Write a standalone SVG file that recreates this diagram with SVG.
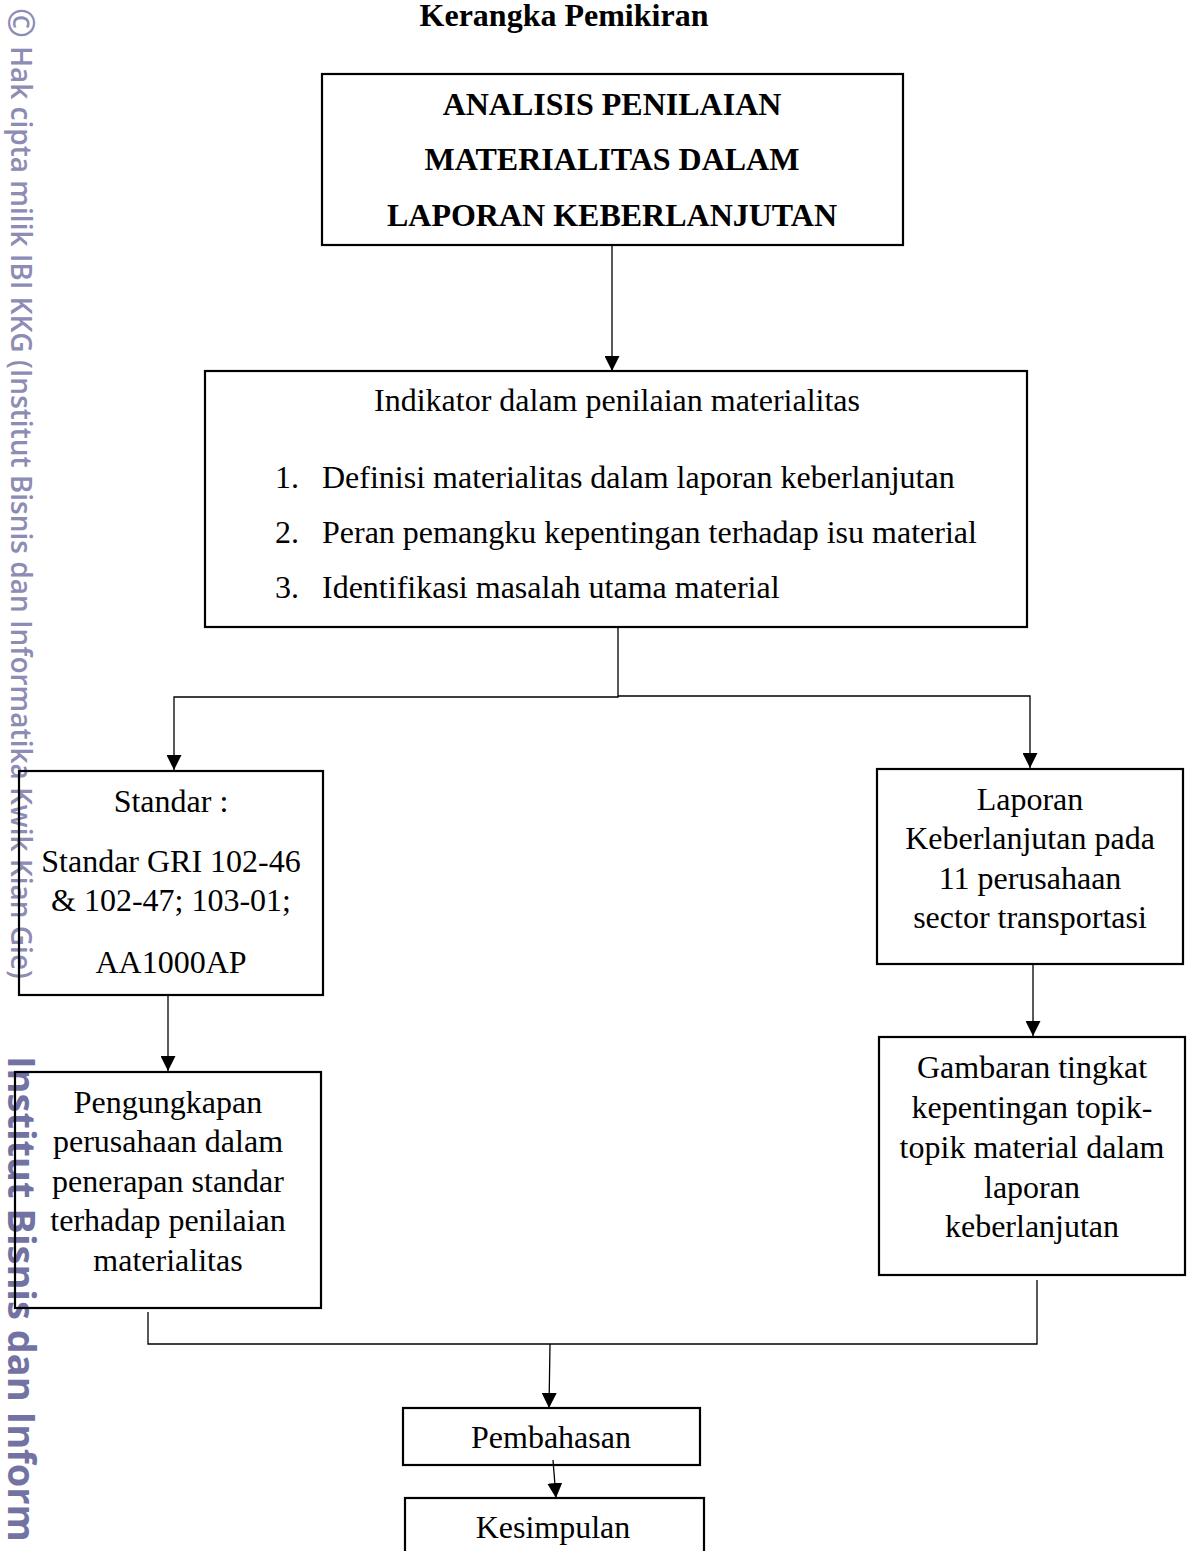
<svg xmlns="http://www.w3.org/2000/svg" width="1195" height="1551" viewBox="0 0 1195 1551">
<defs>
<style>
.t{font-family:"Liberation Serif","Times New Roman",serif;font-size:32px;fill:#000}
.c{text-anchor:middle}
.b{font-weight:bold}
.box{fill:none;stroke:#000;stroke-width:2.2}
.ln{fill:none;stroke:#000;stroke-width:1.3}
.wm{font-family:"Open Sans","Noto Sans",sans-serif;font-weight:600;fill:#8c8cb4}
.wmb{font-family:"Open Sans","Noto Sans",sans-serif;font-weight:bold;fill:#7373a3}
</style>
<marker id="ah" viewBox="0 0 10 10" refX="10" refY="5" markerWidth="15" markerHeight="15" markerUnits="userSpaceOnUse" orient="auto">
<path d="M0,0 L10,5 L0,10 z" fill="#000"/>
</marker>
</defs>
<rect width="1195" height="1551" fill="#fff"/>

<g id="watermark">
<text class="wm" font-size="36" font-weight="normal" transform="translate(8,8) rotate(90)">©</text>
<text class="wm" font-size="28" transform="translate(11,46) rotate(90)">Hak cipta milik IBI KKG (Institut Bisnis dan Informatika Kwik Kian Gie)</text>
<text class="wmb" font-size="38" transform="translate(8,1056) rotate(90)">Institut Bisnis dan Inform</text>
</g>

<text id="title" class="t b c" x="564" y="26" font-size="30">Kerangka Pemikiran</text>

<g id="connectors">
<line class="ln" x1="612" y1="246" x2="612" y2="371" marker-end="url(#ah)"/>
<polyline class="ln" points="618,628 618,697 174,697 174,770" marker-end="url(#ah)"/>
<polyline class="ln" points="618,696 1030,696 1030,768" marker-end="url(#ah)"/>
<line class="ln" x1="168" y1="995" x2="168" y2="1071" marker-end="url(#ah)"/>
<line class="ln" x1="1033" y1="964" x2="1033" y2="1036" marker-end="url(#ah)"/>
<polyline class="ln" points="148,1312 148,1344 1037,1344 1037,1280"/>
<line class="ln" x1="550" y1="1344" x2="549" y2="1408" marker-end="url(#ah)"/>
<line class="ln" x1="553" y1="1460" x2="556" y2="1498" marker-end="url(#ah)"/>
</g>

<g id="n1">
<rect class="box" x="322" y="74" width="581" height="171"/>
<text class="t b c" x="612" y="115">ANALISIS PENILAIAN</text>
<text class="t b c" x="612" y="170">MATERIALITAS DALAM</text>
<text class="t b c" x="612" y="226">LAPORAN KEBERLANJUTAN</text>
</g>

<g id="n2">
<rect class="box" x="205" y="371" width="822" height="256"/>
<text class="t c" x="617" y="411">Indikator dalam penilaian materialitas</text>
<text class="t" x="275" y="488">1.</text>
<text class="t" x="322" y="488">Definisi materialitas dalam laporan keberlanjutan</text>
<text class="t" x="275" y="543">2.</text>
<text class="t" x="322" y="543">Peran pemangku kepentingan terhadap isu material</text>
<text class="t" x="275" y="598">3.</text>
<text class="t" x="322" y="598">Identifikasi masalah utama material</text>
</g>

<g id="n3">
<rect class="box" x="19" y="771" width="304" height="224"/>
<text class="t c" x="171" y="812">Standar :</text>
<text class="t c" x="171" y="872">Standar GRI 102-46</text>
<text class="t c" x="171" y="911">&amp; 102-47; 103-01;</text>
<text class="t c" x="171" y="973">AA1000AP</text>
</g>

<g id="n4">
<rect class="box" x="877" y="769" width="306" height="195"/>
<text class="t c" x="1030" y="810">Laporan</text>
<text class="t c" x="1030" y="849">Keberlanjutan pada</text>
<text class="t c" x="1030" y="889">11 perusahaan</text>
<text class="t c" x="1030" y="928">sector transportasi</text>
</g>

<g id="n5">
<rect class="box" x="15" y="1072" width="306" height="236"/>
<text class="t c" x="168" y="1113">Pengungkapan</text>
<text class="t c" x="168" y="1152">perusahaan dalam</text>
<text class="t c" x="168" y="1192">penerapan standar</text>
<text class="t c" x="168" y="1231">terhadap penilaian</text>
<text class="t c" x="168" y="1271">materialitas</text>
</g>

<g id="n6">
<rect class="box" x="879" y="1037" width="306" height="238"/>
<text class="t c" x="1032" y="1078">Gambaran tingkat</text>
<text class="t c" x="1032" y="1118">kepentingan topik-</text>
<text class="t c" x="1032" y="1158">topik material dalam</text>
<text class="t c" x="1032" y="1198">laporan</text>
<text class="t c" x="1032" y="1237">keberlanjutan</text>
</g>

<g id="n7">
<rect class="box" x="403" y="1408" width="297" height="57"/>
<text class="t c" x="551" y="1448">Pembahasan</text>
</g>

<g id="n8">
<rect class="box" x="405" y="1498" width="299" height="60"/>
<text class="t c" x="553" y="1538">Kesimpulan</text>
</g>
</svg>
- - - - -
Work required
Quote in full the listing given above; the images are to be left out.

Output
Write a standalone SVG file that recreates this diagram with SVG.
<svg xmlns="http://www.w3.org/2000/svg" width="1195" height="1551" viewBox="0 0 1195 1551">
<defs>
<style>
.t{font-family:"Liberation Serif","Times New Roman",serif;font-size:32px;fill:#000}
.c{text-anchor:middle}
.b{font-weight:bold}
.box{fill:none;stroke:#000;stroke-width:2.2}
.ln{fill:none;stroke:#000;stroke-width:1.3}
.wm{font-family:"Open Sans","Noto Sans",sans-serif;font-weight:600;fill:#8c8cb4}
.wmb{font-family:"Open Sans","Noto Sans",sans-serif;font-weight:bold;fill:#7373a3}
</style>
<marker id="ah" viewBox="0 0 10 10" refX="10" refY="5" markerWidth="15" markerHeight="15" markerUnits="userSpaceOnUse" orient="auto">
<path d="M0,0 L10,5 L0,10 z" fill="#000"/>
</marker>
</defs>
<rect width="1195" height="1551" fill="#fff"/>

<g id="watermark">
<text class="wm" font-size="36" font-weight="normal" transform="translate(8,8) rotate(90)">©</text>
<text class="wm" font-size="28" transform="translate(11,46) rotate(90)">Hak cipta milik IBI KKG (Institut Bisnis dan Informatika Kwik Kian Gie)</text>
<text class="wmb" font-size="38" transform="translate(8,1056) rotate(90)">Institut Bisnis dan Inform</text>
</g>

<text id="title" class="t b c" x="564" y="26" font-size="30">Kerangka Pemikiran</text>

<g id="connectors">
<line class="ln" x1="612" y1="246" x2="612" y2="371" marker-end="url(#ah)"/>
<polyline class="ln" points="618,628 618,697 174,697 174,770" marker-end="url(#ah)"/>
<polyline class="ln" points="618,696 1030,696 1030,768" marker-end="url(#ah)"/>
<line class="ln" x1="168" y1="995" x2="168" y2="1071" marker-end="url(#ah)"/>
<line class="ln" x1="1033" y1="964" x2="1033" y2="1036" marker-end="url(#ah)"/>
<polyline class="ln" points="148,1312 148,1344 1037,1344 1037,1280"/>
<line class="ln" x1="550" y1="1344" x2="549" y2="1408" marker-end="url(#ah)"/>
<line class="ln" x1="553" y1="1460" x2="556" y2="1498" marker-end="url(#ah)"/>
</g>

<g id="n1">
<rect class="box" x="322" y="74" width="581" height="171"/>
<text class="t b c" x="612" y="115">ANALISIS PENILAIAN</text>
<text class="t b c" x="612" y="170">MATERIALITAS DALAM</text>
<text class="t b c" x="612" y="226">LAPORAN KEBERLANJUTAN</text>
</g>

<g id="n2">
<rect class="box" x="205" y="371" width="822" height="256"/>
<text class="t c" x="617" y="411">Indikator dalam penilaian materialitas</text>
<text class="t" x="275" y="488">1.</text>
<text class="t" x="322" y="488">Definisi materialitas dalam laporan keberlanjutan</text>
<text class="t" x="275" y="543">2.</text>
<text class="t" x="322" y="543">Peran pemangku kepentingan terhadap isu material</text>
<text class="t" x="275" y="598">3.</text>
<text class="t" x="322" y="598">Identifikasi masalah utama material</text>
</g>

<g id="n3">
<rect class="box" x="19" y="771" width="304" height="224"/>
<text class="t c" x="171" y="812">Standar :</text>
<text class="t c" x="171" y="872">Standar GRI 102-46</text>
<text class="t c" x="171" y="911">&amp; 102-47; 103-01;</text>
<text class="t c" x="171" y="973">AA1000AP</text>
</g>

<g id="n4">
<rect class="box" x="877" y="769" width="306" height="195"/>
<text class="t c" x="1030" y="810">Laporan</text>
<text class="t c" x="1030" y="849">Keberlanjutan pada</text>
<text class="t c" x="1030" y="889">11 perusahaan</text>
<text class="t c" x="1030" y="928">sector transportasi</text>
</g>

<g id="n5">
<rect class="box" x="15" y="1072" width="306" height="236"/>
<text class="t c" x="168" y="1113">Pengungkapan</text>
<text class="t c" x="168" y="1152">perusahaan dalam</text>
<text class="t c" x="168" y="1192">penerapan standar</text>
<text class="t c" x="168" y="1231">terhadap penilaian</text>
<text class="t c" x="168" y="1271">materialitas</text>
</g>

<g id="n6">
<rect class="box" x="879" y="1037" width="306" height="238"/>
<text class="t c" x="1032" y="1078">Gambaran tingkat</text>
<text class="t c" x="1032" y="1118">kepentingan topik-</text>
<text class="t c" x="1032" y="1158">topik material dalam</text>
<text class="t c" x="1032" y="1198">laporan</text>
<text class="t c" x="1032" y="1237">keberlanjutan</text>
</g>

<g id="n7">
<rect class="box" x="403" y="1408" width="297" height="57"/>
<text class="t c" x="551" y="1448">Pembahasan</text>
</g>

<g id="n8">
<rect class="box" x="405" y="1498" width="299" height="60"/>
<text class="t c" x="553" y="1538">Kesimpulan</text>
</g>
</svg>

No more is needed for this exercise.